**Stated task:**
The material below should be written out in full and exactly; pictures stay out of the copy.
— Begin Available data —
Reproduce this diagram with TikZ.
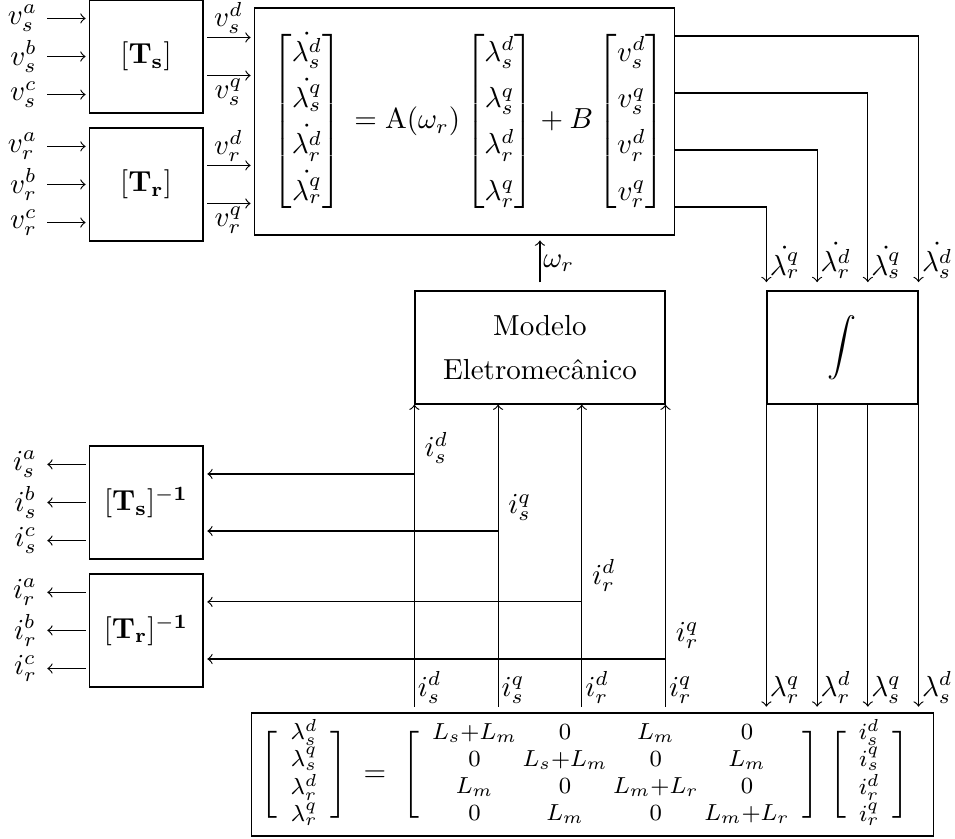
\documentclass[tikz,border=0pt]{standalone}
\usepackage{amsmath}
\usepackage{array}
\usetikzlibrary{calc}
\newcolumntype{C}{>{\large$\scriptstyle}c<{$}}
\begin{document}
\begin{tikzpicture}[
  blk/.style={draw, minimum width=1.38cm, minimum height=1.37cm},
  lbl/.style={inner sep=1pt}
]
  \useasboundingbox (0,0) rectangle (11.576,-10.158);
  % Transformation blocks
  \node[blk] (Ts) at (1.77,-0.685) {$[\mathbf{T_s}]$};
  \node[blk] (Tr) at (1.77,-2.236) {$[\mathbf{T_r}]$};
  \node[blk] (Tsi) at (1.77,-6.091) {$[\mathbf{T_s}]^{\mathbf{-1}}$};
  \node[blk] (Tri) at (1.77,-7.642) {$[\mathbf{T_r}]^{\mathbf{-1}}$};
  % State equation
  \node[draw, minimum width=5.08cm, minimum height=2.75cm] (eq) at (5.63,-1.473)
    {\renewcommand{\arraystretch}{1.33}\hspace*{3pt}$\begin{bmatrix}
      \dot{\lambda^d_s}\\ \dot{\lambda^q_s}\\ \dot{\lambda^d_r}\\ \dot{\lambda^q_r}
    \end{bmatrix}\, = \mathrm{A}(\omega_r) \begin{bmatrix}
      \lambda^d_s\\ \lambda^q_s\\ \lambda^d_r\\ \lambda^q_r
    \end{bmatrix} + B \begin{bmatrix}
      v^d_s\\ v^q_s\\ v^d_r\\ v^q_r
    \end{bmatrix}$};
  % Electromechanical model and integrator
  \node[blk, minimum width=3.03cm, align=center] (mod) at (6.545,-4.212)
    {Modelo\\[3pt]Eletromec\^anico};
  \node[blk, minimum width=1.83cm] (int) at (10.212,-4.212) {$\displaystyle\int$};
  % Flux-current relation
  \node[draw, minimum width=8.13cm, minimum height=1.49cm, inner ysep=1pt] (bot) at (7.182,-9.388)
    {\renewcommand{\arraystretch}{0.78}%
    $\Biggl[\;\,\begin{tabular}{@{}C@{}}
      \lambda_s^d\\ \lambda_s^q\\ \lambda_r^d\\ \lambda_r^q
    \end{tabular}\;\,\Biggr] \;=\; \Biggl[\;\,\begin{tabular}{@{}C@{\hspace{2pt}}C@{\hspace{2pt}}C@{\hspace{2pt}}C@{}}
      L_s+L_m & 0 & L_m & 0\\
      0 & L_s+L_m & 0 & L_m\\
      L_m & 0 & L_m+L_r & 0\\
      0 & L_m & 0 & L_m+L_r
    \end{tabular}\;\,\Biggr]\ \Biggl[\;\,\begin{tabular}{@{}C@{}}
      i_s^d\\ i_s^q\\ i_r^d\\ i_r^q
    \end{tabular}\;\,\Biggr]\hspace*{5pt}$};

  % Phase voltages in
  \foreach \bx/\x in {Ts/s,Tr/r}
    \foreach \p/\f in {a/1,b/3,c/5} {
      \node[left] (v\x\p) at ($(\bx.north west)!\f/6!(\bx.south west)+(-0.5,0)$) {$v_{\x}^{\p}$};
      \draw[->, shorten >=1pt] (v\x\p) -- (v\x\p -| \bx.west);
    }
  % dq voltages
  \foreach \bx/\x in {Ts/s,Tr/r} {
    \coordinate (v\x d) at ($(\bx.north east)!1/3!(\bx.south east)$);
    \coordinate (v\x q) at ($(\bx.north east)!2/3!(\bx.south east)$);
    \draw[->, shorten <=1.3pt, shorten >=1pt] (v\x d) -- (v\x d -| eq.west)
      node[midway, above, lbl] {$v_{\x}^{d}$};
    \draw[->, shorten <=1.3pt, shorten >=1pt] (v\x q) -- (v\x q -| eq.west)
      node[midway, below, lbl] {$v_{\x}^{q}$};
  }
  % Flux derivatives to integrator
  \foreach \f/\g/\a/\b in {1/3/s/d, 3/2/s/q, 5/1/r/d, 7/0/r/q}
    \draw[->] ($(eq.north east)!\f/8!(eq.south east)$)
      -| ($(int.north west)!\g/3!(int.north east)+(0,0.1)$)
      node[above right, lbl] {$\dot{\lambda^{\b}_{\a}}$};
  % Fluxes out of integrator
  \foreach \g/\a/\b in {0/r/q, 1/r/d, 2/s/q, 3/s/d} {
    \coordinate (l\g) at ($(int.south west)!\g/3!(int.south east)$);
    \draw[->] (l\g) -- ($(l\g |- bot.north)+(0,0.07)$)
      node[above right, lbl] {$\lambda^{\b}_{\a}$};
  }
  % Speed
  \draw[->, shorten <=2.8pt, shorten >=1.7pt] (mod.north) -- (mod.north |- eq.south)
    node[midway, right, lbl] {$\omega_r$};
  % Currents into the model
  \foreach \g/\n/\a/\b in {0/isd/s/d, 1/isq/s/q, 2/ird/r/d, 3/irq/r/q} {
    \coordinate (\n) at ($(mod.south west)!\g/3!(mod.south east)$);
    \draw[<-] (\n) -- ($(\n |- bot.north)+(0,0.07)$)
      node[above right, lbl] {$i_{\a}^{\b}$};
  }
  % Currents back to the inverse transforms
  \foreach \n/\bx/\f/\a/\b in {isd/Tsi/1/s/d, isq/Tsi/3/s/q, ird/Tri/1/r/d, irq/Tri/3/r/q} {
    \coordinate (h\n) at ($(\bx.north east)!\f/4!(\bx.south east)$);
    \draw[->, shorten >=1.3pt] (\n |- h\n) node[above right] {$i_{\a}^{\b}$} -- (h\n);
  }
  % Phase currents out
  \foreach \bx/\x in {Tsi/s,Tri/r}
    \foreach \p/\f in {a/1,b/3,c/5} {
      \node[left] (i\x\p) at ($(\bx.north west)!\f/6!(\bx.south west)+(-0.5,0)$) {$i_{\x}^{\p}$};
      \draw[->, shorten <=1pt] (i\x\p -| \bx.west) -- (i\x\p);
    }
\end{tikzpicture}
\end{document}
— End Available data —
**Full response:**
Reproduce this diagram with TikZ.
\documentclass[tikz,border=0pt]{standalone}
\usepackage{amsmath}
\usepackage{array}
\usetikzlibrary{calc}
\newcolumntype{C}{>{\large$\scriptstyle}c<{$}}
\begin{document}
\begin{tikzpicture}[
  blk/.style={draw, minimum width=1.38cm, minimum height=1.37cm},
  lbl/.style={inner sep=1pt}
]
  \useasboundingbox (0,0) rectangle (11.576,-10.158);
  % Transformation blocks
  \node[blk] (Ts) at (1.77,-0.685) {$[\mathbf{T_s}]$};
  \node[blk] (Tr) at (1.77,-2.236) {$[\mathbf{T_r}]$};
  \node[blk] (Tsi) at (1.77,-6.091) {$[\mathbf{T_s}]^{\mathbf{-1}}$};
  \node[blk] (Tri) at (1.77,-7.642) {$[\mathbf{T_r}]^{\mathbf{-1}}$};
  % State equation
  \node[draw, minimum width=5.08cm, minimum height=2.75cm] (eq) at (5.63,-1.473)
    {\renewcommand{\arraystretch}{1.33}\hspace*{3pt}$\begin{bmatrix}
      \dot{\lambda^d_s}\\ \dot{\lambda^q_s}\\ \dot{\lambda^d_r}\\ \dot{\lambda^q_r}
    \end{bmatrix}\, = \mathrm{A}(\omega_r) \begin{bmatrix}
      \lambda^d_s\\ \lambda^q_s\\ \lambda^d_r\\ \lambda^q_r
    \end{bmatrix} + B \begin{bmatrix}
      v^d_s\\ v^q_s\\ v^d_r\\ v^q_r
    \end{bmatrix}$};
  % Electromechanical model and integrator
  \node[blk, minimum width=3.03cm, align=center] (mod) at (6.545,-4.212)
    {Modelo\\[3pt]Eletromec\^anico};
  \node[blk, minimum width=1.83cm] (int) at (10.212,-4.212) {$\displaystyle\int$};
  % Flux-current relation
  \node[draw, minimum width=8.13cm, minimum height=1.49cm, inner ysep=1pt] (bot) at (7.182,-9.388)
    {\renewcommand{\arraystretch}{0.78}%
    $\Biggl[\;\,\begin{tabular}{@{}C@{}}
      \lambda_s^d\\ \lambda_s^q\\ \lambda_r^d\\ \lambda_r^q
    \end{tabular}\;\,\Biggr] \;=\; \Biggl[\;\,\begin{tabular}{@{}C@{\hspace{2pt}}C@{\hspace{2pt}}C@{\hspace{2pt}}C@{}}
      L_s+L_m & 0 & L_m & 0\\
      0 & L_s+L_m & 0 & L_m\\
      L_m & 0 & L_m+L_r & 0\\
      0 & L_m & 0 & L_m+L_r
    \end{tabular}\;\,\Biggr]\ \Biggl[\;\,\begin{tabular}{@{}C@{}}
      i_s^d\\ i_s^q\\ i_r^d\\ i_r^q
    \end{tabular}\;\,\Biggr]\hspace*{5pt}$};

  % Phase voltages in
  \foreach \bx/\x in {Ts/s,Tr/r}
    \foreach \p/\f in {a/1,b/3,c/5} {
      \node[left] (v\x\p) at ($(\bx.north west)!\f/6!(\bx.south west)+(-0.5,0)$) {$v_{\x}^{\p}$};
      \draw[->, shorten >=1pt] (v\x\p) -- (v\x\p -| \bx.west);
    }
  % dq voltages
  \foreach \bx/\x in {Ts/s,Tr/r} {
    \coordinate (v\x d) at ($(\bx.north east)!1/3!(\bx.south east)$);
    \coordinate (v\x q) at ($(\bx.north east)!2/3!(\bx.south east)$);
    \draw[->, shorten <=1.3pt, shorten >=1pt] (v\x d) -- (v\x d -| eq.west)
      node[midway, above, lbl] {$v_{\x}^{d}$};
    \draw[->, shorten <=1.3pt, shorten >=1pt] (v\x q) -- (v\x q -| eq.west)
      node[midway, below, lbl] {$v_{\x}^{q}$};
  }
  % Flux derivatives to integrator
  \foreach \f/\g/\a/\b in {1/3/s/d, 3/2/s/q, 5/1/r/d, 7/0/r/q}
    \draw[->] ($(eq.north east)!\f/8!(eq.south east)$)
      -| ($(int.north west)!\g/3!(int.north east)+(0,0.1)$)
      node[above right, lbl] {$\dot{\lambda^{\b}_{\a}}$};
  % Fluxes out of integrator
  \foreach \g/\a/\b in {0/r/q, 1/r/d, 2/s/q, 3/s/d} {
    \coordinate (l\g) at ($(int.south west)!\g/3!(int.south east)$);
    \draw[->] (l\g) -- ($(l\g |- bot.north)+(0,0.07)$)
      node[above right, lbl] {$\lambda^{\b}_{\a}$};
  }
  % Speed
  \draw[->, shorten <=2.8pt, shorten >=1.7pt] (mod.north) -- (mod.north |- eq.south)
    node[midway, right, lbl] {$\omega_r$};
  % Currents into the model
  \foreach \g/\n/\a/\b in {0/isd/s/d, 1/isq/s/q, 2/ird/r/d, 3/irq/r/q} {
    \coordinate (\n) at ($(mod.south west)!\g/3!(mod.south east)$);
    \draw[<-] (\n) -- ($(\n |- bot.north)+(0,0.07)$)
      node[above right, lbl] {$i_{\a}^{\b}$};
  }
  % Currents back to the inverse transforms
  \foreach \n/\bx/\f/\a/\b in {isd/Tsi/1/s/d, isq/Tsi/3/s/q, ird/Tri/1/r/d, irq/Tri/3/r/q} {
    \coordinate (h\n) at ($(\bx.north east)!\f/4!(\bx.south east)$);
    \draw[->, shorten >=1.3pt] (\n |- h\n) node[above right] {$i_{\a}^{\b}$} -- (h\n);
  }
  % Phase currents out
  \foreach \bx/\x in {Tsi/s,Tri/r}
    \foreach \p/\f in {a/1,b/3,c/5} {
      \node[left] (i\x\p) at ($(\bx.north west)!\f/6!(\bx.south west)+(-0.5,0)$) {$i_{\x}^{\p}$};
      \draw[->, shorten <=1pt] (i\x\p -| \bx.west) -- (i\x\p);
    }
\end{tikzpicture}
\end{document}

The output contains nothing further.